The authors couldn't be bothered because it is easier to generate that data
in OCaml.
as slow as? does that mean faster :)

No, that means even slower.
 
P

Peter Hickman

Thomas said:
My only question on this thread about Java is what Java is being used
for the test (used on the webpage -- a good addition to the page)? I ran
Java 1.4, Java 5 and Java 6 (beta but what the hell). The speedup was
surprising and exciting (obviously I do Java programming). I went from
1.1s to 0.84s between the versions.

-Tom
[peterhickman]$ javac -version
javac 1.5.0_06

I think that's the current best version for the Mac. It does tend to lag
behind the rest of the world when it comes to releases.

I will stick a language versions page up tonight.
 
P

Peter Hickman

Actually this is a miss reading. The whole point of the first post was
to point out that the speed up from going from Perl (or any scripting
language) to C. I used the same Perl code to pre compute values to
create the C header file because I already had code at this point that
did the work and the impact of doing the pre compute was pretty much
insignificant to the overall run time. I then used to same technique to
get the Java implementation. I have never claimed that the C version was
the best possible implementations only that it delivered a massive
performance boost. I think that I have proven that.

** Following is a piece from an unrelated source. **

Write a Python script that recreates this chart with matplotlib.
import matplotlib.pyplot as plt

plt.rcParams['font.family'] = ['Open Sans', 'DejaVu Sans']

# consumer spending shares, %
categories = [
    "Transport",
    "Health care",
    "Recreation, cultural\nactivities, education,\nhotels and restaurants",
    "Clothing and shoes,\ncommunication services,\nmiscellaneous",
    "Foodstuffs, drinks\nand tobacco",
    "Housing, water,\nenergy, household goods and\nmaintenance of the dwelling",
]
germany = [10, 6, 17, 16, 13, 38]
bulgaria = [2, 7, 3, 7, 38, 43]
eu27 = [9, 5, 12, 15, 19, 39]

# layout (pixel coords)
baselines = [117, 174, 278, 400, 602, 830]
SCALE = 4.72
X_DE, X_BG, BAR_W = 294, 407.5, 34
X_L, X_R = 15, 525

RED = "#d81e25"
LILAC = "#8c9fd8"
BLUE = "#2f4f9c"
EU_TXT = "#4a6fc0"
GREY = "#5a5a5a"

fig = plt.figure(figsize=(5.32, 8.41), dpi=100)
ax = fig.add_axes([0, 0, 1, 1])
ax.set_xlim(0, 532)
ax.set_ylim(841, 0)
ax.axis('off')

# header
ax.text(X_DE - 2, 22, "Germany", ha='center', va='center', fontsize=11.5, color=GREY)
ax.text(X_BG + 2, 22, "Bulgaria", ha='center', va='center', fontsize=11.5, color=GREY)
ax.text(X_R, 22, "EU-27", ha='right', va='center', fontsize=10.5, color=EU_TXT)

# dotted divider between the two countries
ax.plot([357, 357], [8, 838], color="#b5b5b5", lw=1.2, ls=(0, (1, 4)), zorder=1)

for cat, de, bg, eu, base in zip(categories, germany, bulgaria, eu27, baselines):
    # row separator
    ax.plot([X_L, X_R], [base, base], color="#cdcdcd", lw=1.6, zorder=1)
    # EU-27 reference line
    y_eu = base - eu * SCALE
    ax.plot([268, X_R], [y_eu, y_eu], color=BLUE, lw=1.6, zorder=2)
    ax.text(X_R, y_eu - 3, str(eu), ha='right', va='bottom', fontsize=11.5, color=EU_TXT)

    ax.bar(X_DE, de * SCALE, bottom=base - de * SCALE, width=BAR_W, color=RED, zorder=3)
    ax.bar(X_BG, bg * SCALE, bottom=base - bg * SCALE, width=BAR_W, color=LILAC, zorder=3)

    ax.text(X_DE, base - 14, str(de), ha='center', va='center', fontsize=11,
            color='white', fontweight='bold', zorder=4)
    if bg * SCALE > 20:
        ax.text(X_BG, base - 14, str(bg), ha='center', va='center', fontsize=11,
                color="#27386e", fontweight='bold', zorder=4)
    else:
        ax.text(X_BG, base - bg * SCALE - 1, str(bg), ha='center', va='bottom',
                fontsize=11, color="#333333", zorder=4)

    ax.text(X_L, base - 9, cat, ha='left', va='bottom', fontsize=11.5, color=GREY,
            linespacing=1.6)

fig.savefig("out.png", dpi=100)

There are optimisations that could be applied to the C version but they
are only going to get percentage improvements and are getting much
harder to reliably measure.

As to Ocaml versions, well they were submitted and proved to be faster
than my C version. C is quite a fragile language to develop in and so
any high level language that can deliver that performance is very
interesting. To me at least.

And all this Java stuff, well that comes from the post by Charles O Nutter:
- Write it in C is as valid as write it in Java (as someone else mentioned).
Java is at least as fast as C for most algorithms.

It was the "at least as fast as" bit that I disputed and the whole Java
sub thread comes from that.

The only requirement is that I can get an implementation of the language
in question on my Macintosh.
 
I

Isaac Gouy

Peter said:
Actually this is a miss reading.

What is a misreading?
The whole point of the first post was
to point out that the speed up from going from Perl (or any scripting
language) to C. I used the same Perl code to pre compute values to
create the C header file because I already had code at this point that
did the work and the impact of doing the pre compute was pretty much
insignificant to the overall run time. I then used to same technique to
get the Java implementation. I have never claimed that the C version was
the best possible implementations only that it delivered a massive
performance boost. I think that I have proven that.

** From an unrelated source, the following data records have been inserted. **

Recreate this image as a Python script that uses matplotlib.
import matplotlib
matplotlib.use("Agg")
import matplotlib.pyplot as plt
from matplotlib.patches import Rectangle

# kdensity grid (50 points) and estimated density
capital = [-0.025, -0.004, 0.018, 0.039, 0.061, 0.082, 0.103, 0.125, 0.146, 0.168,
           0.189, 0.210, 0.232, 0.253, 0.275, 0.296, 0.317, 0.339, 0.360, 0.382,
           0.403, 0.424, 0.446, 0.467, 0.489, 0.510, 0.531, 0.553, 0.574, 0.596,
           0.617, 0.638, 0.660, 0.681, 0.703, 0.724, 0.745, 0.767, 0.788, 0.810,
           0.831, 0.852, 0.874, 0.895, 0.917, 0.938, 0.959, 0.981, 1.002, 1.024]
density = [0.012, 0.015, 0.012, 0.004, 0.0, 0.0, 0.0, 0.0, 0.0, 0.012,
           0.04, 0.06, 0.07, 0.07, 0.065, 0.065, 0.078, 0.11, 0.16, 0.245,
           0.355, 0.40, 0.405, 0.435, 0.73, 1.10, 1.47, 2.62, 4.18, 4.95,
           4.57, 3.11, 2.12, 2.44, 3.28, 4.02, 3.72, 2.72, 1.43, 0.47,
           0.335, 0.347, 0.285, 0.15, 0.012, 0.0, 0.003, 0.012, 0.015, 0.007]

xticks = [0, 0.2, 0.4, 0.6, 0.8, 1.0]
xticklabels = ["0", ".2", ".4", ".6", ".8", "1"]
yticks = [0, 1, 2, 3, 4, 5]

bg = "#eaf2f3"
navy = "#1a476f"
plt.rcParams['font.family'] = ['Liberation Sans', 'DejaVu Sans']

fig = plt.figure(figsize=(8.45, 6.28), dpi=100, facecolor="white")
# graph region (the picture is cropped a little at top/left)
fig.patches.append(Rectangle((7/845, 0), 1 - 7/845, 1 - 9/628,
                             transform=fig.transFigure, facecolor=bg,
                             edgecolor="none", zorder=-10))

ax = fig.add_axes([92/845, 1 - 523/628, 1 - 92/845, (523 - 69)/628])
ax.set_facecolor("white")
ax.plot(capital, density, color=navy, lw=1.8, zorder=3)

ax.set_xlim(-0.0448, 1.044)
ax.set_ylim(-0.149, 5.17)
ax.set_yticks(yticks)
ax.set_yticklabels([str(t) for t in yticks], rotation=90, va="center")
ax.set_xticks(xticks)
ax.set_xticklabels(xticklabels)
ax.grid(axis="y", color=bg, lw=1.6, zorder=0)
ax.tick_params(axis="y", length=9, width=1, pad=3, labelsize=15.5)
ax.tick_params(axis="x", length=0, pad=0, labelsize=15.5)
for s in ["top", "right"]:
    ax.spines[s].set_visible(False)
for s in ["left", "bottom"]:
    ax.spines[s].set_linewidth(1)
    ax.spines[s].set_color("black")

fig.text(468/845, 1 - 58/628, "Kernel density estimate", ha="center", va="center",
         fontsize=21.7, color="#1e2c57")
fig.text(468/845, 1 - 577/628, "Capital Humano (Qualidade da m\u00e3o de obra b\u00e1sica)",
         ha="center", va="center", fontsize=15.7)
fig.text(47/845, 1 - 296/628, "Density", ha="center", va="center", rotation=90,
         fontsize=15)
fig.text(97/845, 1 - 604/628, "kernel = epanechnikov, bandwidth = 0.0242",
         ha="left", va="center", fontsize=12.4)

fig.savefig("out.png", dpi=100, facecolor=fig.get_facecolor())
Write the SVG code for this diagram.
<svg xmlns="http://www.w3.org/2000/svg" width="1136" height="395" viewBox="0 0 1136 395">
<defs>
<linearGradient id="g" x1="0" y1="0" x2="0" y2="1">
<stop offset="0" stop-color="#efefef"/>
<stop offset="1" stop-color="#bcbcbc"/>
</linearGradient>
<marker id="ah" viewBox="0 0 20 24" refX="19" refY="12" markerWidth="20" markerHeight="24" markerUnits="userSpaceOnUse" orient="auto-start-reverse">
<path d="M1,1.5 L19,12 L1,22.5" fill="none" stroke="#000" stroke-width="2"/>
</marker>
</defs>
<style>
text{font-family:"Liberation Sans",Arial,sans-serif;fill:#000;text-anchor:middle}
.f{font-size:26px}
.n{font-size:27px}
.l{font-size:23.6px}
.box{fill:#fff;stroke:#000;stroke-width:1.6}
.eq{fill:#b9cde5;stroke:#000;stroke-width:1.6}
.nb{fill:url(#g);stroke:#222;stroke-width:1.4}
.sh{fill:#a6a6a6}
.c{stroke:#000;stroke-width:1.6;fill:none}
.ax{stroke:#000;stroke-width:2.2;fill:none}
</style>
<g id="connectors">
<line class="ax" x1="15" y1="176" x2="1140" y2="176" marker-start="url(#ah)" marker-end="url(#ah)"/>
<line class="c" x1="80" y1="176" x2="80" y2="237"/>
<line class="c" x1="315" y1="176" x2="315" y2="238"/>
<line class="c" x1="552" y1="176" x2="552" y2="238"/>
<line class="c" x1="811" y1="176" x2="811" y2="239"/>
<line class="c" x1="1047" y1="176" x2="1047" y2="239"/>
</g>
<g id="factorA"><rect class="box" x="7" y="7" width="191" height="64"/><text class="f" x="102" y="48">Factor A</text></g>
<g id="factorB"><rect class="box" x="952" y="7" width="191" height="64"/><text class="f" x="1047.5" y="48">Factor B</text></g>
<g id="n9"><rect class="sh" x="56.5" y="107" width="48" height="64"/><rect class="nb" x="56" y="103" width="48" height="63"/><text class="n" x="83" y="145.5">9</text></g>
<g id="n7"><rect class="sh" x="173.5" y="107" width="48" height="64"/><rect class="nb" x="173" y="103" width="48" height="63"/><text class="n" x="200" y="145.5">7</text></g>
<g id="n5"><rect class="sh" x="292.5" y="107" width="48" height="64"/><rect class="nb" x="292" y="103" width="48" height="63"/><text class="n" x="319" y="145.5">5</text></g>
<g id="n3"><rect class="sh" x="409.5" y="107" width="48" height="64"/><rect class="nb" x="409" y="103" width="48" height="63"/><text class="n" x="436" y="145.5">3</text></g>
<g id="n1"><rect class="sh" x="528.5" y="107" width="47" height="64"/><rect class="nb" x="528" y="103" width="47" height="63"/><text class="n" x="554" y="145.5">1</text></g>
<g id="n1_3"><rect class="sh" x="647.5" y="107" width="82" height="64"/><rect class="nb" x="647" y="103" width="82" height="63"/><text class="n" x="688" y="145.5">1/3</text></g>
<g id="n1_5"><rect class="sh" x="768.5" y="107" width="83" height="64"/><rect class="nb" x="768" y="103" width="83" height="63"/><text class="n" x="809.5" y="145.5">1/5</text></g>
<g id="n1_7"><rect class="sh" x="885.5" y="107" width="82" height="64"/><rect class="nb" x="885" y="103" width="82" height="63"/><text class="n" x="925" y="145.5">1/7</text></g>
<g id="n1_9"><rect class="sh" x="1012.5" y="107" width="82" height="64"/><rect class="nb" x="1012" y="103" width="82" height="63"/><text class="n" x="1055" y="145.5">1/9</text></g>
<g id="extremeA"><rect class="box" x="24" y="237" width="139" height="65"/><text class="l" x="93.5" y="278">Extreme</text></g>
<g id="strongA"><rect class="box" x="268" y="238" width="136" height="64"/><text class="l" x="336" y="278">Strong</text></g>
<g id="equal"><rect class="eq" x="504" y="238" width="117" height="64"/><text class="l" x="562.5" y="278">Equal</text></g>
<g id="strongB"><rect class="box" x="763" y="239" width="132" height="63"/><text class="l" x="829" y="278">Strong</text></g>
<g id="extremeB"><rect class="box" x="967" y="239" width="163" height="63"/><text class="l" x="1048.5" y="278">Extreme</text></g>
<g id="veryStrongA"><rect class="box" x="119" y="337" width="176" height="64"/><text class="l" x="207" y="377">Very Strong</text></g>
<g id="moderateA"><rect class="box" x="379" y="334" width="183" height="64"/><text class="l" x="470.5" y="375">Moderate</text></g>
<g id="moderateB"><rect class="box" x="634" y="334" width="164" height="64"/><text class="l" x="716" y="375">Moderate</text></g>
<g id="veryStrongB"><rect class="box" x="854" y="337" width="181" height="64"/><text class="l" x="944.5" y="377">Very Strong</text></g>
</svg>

Now I'm puzzled - isn't that just conventional wisdom? Isn't it
conventional wisdom that a program transformed by an optimizing
compiler will be faster than a program interpreted at runtime?

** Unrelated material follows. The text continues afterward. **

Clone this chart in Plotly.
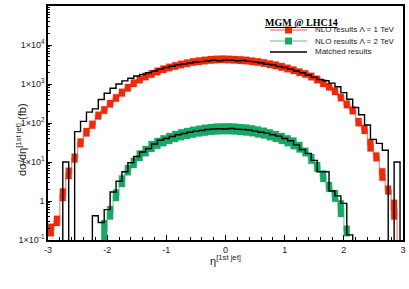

We can see that by looking at the same C program using both a compiler
and an interpreter like CINT.
http://shootout.alioth.debian.org/gp4sandbox/benchmark.php?test=all&lang=cint&lang2=gcc

CINT scripts can call compiled code, which takes us that next step -
it's faster when the script glues together compiled functions, so it's
good to have a large library of highly-optimised compiled functions.

We can figure that out without a programming language flame war :)

There are optimisations that could be applied to the C version but they
are only going to get percentage improvements and are getting much
harder to reliably measure.

As to Ocaml versions, well they were submitted and proved to be faster
than my C version. C is quite a fragile language to develop in and so
any high level language that can deliver that performance is very
interesting. To me at least.

And all this Java stuff, well that comes from the post by Charles O Nutter:


It was the "at least as fast as" bit that I disputed and the whole Java
sub thread comes from that.

Here's what Charles O Nutter said
http://groups.google.com/group/ruby-talk-google/msg/1adf7bdc7ab8aae0

It's not obvious to me what he meant by "Write it in C is as valid as
write it in Java" but the points I'd take from X is at least as fast as
Y for most algorithms are

- it can be true that using the particular implementations of languages
X and Y on his computer X is at least as fast as Y, and using the same
or different implementations of languages X and Y on your computer X is
not as fast as Y

- we don't care about "most algorithms" just the particular ones we
deal with


Now I've read that old post, I understand why he called your Java
program bogus. With apology, it must have seemed that you were
deliberately writing bad Java to prove your point. ;-)

The only requirement is that I can get an implementation of the language
in question on my Macintosh.

D and Clean are other languages you might look at, but using a
different language won't make what you're trying to do any more
feasible.

In your original post, you listed grid sizes with the number of
permutations but you only listed N! - the permutations of a single row
1..N

afaict your approach is to enumerate every distinct latin square of
side N, from http://mathworld.wolfram.com/LatinSquare.html

size : squares
1 : 1! x 0! x 1
2 : 2! x 1! x 1
3 : 3! x 2! x 1
4 : 4! x 3! x 4
5 : 5! x 4! x 56
6 : 6! x 5! x 9408
7 : 7! x 6! x 16942080
8 : 8! x 7! x 535281401856
9 : 9! x 8! x 377597570964258816

I don't know much about algorithm analysis but I'd guess that
generating 5524751496156892842531225600 latin squares is a bad idea.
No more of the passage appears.